Another thing we do lately is "hold it". This is for when I'm not needing a few minutes delay, I just don't want to nurse, PERIOD. She's almost 2.5, which is the age I finally weaned her older brother. I'm hoping to let her self-wean naturally but I may have a genetically coded upper limit lol... it's just starting to get to me. Anyway, when I'm touched out and don't want to actually nurse, she'll usually settle for just holding the boob... she's even fallen asleep just holding it. It seems to offer her all the comfort she needs and is not nearly so grating on me. This enables me to relax, so that we do still nurse a few times a day and I'm not just quitting cold turkey out of frustration!!
I love the FIRST and THEN concepts Good thought! And can apply to much more then boobies

I'm loving the image of her "holding" the boob too!! I'd love DD to do that at like 3:00am lol!
post #12 of 13
Around the time of my post above it was to the point that she would be just fine playing with her dad until I walked into the room. Then she would ask to nurse and SCREAM if I didn't allow it right away. Her dad got to see the best of her but I felt like all I was is a boob. Hubby pointed out that inconsistent reinforcement only ingrains a behavior. Most of the time I would let her nurse but sometimes I would say not right now. I wasnt being consistant and thus she was asking for it even more.

So since my post above I've decided I need to set a bit more structure for everyone's sanity. For the past two days when KC has asked to nurse I say "We have Mamma's milk when we wake up and when we go to sleep." Lo and behold w/in a half a day she would ask to nurse, I'd say that, offer a cup of water and some raisins and she was fine with it.

In fact tonight at bed time we were all ready for bed and I said "We're getting ready for sleep do you know what that means?" and she signed "MOM'S Milk!" and got all happy.

So now we are nursing first thing in the morning, down for nap and down for bed. We had a WONDERFUL day today.
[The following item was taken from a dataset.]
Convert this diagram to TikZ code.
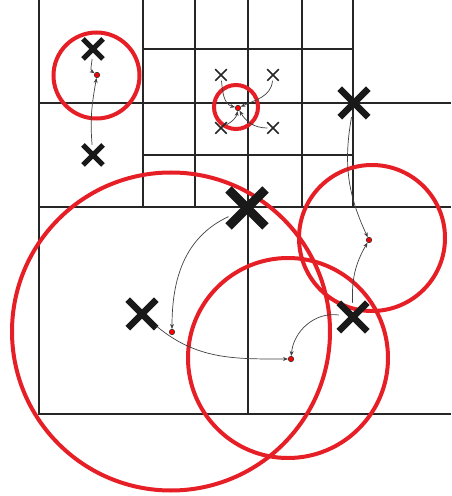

The best we've had in weeks. We just might have found a balance that allows her to continue nursing w/o me feeling taken advantage of.

-luv
post #13 of 13
Hmmmm, when DD1 was around 21 months I was nearing the end of my pregnancy with DD2, so I REALLY needed her to wait sometimes, for my own sanity. What worked for us was, especially if it were a really short task (like being nearly done with laundry or almost done washing dishes), to tell her that we could nurse after singing the ABCs, or Twinkle Twinkle Little Star, or what have you. Then I would sing really s-l-o-w. She was usually distracted by the singing.

(I only perused the previous posts, so hopefully no one has suggested that already!)